TASK TO CARRY OUT: Pictures are excluded. Copy exactly, and only, the lines from the one containing "Generate a LaTeX" through the one containing "(264,1193) rectangle (275,1306);", both ends included.

RECORDS TO PROCESS:
* START *
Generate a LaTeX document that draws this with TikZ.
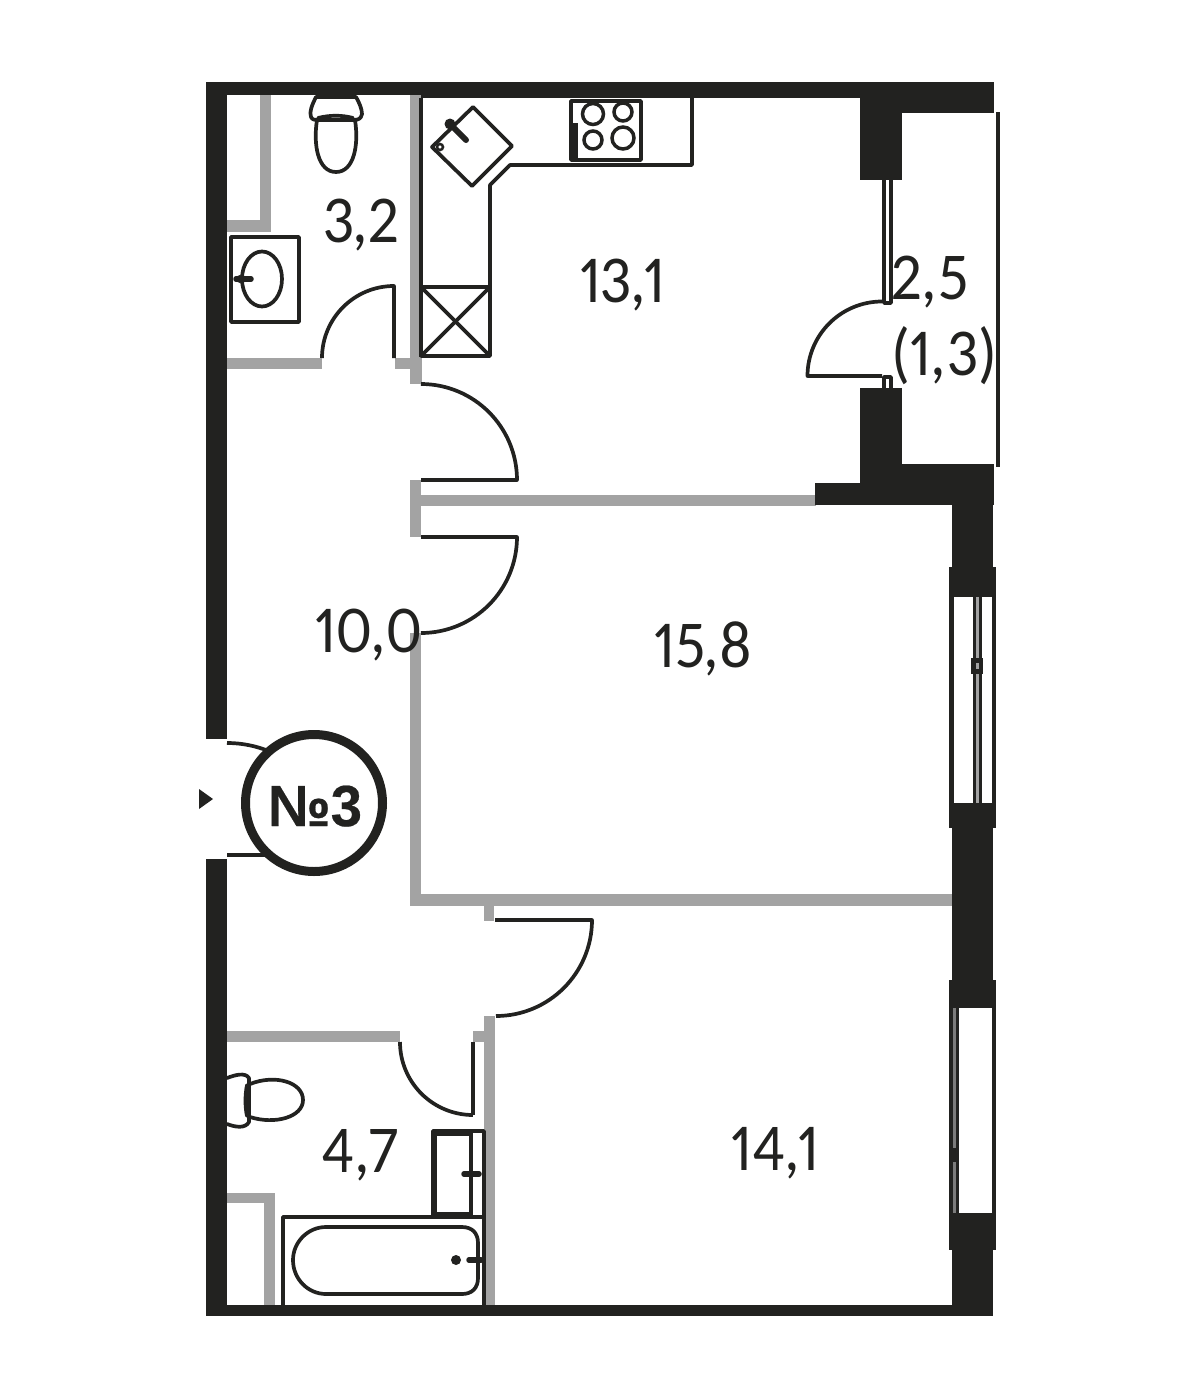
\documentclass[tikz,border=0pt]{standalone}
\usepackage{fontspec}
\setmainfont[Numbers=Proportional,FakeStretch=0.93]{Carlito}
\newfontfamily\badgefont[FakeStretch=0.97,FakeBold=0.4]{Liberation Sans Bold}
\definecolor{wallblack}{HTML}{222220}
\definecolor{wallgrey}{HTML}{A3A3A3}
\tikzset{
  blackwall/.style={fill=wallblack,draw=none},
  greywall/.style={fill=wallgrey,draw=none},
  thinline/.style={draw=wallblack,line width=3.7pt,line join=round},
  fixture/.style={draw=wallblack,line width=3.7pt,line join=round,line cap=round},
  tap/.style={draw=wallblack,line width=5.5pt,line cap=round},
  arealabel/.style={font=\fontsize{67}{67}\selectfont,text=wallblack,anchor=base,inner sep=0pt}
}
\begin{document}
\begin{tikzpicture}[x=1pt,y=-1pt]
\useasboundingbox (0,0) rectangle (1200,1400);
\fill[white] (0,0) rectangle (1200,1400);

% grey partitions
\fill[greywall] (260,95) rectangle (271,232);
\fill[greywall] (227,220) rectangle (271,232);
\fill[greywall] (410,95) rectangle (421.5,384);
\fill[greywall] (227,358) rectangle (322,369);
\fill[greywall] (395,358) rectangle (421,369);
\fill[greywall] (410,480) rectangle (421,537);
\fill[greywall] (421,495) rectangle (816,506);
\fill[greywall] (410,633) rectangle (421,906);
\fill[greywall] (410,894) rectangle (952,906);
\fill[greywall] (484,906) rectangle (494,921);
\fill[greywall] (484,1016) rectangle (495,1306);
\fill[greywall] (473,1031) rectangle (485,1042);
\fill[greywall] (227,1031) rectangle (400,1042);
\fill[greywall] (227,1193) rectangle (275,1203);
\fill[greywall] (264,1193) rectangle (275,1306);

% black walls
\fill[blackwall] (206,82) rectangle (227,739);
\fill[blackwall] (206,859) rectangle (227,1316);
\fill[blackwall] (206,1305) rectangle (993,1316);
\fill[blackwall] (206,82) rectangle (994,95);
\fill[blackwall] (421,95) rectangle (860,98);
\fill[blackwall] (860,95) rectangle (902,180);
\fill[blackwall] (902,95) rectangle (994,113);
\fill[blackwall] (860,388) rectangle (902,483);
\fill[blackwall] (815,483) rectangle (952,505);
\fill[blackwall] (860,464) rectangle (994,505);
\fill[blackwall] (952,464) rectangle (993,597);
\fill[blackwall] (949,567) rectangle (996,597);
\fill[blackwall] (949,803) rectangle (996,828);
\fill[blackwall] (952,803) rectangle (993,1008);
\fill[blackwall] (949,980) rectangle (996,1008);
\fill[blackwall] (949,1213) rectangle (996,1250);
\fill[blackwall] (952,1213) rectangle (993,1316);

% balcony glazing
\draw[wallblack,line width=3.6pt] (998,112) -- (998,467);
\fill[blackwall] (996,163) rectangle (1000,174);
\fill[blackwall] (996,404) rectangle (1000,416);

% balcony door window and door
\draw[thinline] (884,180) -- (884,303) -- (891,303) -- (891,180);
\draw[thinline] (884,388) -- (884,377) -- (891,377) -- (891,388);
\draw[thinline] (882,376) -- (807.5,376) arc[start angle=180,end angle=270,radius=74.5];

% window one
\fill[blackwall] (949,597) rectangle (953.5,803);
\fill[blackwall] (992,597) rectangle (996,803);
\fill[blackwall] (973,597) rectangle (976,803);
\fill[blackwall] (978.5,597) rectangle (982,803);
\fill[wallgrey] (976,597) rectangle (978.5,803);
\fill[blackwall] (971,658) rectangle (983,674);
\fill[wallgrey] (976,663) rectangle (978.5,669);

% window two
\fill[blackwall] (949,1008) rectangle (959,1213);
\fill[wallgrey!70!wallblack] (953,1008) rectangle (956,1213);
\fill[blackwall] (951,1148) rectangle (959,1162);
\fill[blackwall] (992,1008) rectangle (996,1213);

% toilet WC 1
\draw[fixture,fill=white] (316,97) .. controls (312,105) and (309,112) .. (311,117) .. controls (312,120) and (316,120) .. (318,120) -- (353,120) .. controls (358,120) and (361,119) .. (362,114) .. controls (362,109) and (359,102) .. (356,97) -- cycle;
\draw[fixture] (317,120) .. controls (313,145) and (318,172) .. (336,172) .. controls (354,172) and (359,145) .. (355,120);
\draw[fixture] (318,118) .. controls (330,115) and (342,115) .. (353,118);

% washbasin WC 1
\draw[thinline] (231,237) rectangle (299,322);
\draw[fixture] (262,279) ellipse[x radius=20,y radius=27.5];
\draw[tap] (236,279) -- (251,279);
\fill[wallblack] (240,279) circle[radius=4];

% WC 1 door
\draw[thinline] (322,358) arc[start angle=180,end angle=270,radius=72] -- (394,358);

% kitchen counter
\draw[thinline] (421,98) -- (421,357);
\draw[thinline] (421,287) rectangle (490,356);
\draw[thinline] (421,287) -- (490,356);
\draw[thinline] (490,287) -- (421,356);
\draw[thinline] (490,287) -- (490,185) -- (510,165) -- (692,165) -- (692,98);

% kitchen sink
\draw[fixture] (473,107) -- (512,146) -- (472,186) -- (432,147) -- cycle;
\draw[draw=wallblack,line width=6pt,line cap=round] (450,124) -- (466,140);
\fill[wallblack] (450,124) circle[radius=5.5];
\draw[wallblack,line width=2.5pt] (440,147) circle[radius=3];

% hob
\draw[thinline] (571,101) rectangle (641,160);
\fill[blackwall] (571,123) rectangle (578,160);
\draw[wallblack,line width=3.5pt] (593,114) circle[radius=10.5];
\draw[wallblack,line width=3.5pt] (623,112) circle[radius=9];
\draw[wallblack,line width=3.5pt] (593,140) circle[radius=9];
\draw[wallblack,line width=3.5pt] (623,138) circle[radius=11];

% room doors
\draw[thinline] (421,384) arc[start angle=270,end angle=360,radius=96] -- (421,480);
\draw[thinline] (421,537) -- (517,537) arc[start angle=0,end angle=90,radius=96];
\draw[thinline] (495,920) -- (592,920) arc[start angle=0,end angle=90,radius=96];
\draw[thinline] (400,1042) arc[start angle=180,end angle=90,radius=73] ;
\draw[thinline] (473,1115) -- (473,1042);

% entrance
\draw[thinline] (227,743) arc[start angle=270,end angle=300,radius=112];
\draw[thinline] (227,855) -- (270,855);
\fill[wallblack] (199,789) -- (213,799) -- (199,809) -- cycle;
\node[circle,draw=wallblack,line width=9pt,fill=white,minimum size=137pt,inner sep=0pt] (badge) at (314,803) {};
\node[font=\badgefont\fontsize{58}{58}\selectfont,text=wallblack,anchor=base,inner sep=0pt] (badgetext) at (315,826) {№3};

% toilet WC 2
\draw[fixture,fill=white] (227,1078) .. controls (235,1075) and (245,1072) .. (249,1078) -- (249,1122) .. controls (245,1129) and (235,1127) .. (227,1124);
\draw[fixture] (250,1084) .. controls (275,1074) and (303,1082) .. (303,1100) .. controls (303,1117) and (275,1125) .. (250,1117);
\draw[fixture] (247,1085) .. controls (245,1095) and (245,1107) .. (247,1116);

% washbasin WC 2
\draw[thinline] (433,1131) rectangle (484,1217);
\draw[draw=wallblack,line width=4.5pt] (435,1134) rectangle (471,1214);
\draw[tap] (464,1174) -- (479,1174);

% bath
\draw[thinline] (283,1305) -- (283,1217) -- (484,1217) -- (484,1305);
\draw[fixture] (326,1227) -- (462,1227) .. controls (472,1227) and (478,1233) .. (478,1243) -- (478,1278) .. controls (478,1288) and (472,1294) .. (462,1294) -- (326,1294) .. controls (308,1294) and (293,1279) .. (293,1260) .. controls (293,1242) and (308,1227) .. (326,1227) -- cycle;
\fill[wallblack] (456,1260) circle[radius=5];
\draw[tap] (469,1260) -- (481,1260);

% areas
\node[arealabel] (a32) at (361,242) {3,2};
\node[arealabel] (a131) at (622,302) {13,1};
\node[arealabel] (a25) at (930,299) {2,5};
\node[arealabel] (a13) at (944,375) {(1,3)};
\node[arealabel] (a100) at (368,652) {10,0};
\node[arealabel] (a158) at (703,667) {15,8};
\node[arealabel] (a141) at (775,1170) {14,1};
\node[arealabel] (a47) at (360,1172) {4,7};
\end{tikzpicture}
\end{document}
* END *
* START *
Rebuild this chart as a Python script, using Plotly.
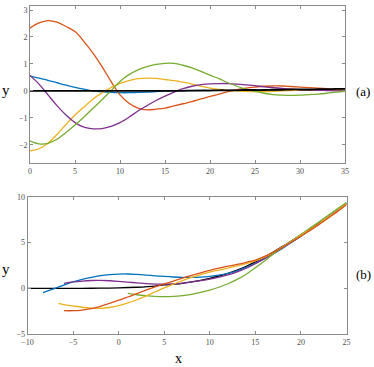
* END *
REPLY TO THE EXERCISE:
Generate a LaTeX document that draws this with TikZ.
\documentclass[tikz,border=0pt]{standalone}
\usepackage{fontspec}
\setmainfont[Numbers=Proportional,FakeStretch=0.93]{Carlito}
\newfontfamily\badgefont[FakeStretch=0.97,FakeBold=0.4]{Liberation Sans Bold}
\definecolor{wallblack}{HTML}{222220}
\definecolor{wallgrey}{HTML}{A3A3A3}
\tikzset{
  blackwall/.style={fill=wallblack,draw=none},
  greywall/.style={fill=wallgrey,draw=none},
  thinline/.style={draw=wallblack,line width=3.7pt,line join=round},
  fixture/.style={draw=wallblack,line width=3.7pt,line join=round,line cap=round},
  tap/.style={draw=wallblack,line width=5.5pt,line cap=round},
  arealabel/.style={font=\fontsize{67}{67}\selectfont,text=wallblack,anchor=base,inner sep=0pt}
}
\begin{document}
\begin{tikzpicture}[x=1pt,y=-1pt]
\useasboundingbox (0,0) rectangle (1200,1400);
\fill[white] (0,0) rectangle (1200,1400);

% grey partitions
\fill[greywall] (260,95) rectangle (271,232);
\fill[greywall] (227,220) rectangle (271,232);
\fill[greywall] (410,95) rectangle (421.5,384);
\fill[greywall] (227,358) rectangle (322,369);
\fill[greywall] (395,358) rectangle (421,369);
\fill[greywall] (410,480) rectangle (421,537);
\fill[greywall] (421,495) rectangle (816,506);
\fill[greywall] (410,633) rectangle (421,906);
\fill[greywall] (410,894) rectangle (952,906);
\fill[greywall] (484,906) rectangle (494,921);
\fill[greywall] (484,1016) rectangle (495,1306);
\fill[greywall] (473,1031) rectangle (485,1042);
\fill[greywall] (227,1031) rectangle (400,1042);
\fill[greywall] (227,1193) rectangle (275,1203);
\fill[greywall] (264,1193) rectangle (275,1306);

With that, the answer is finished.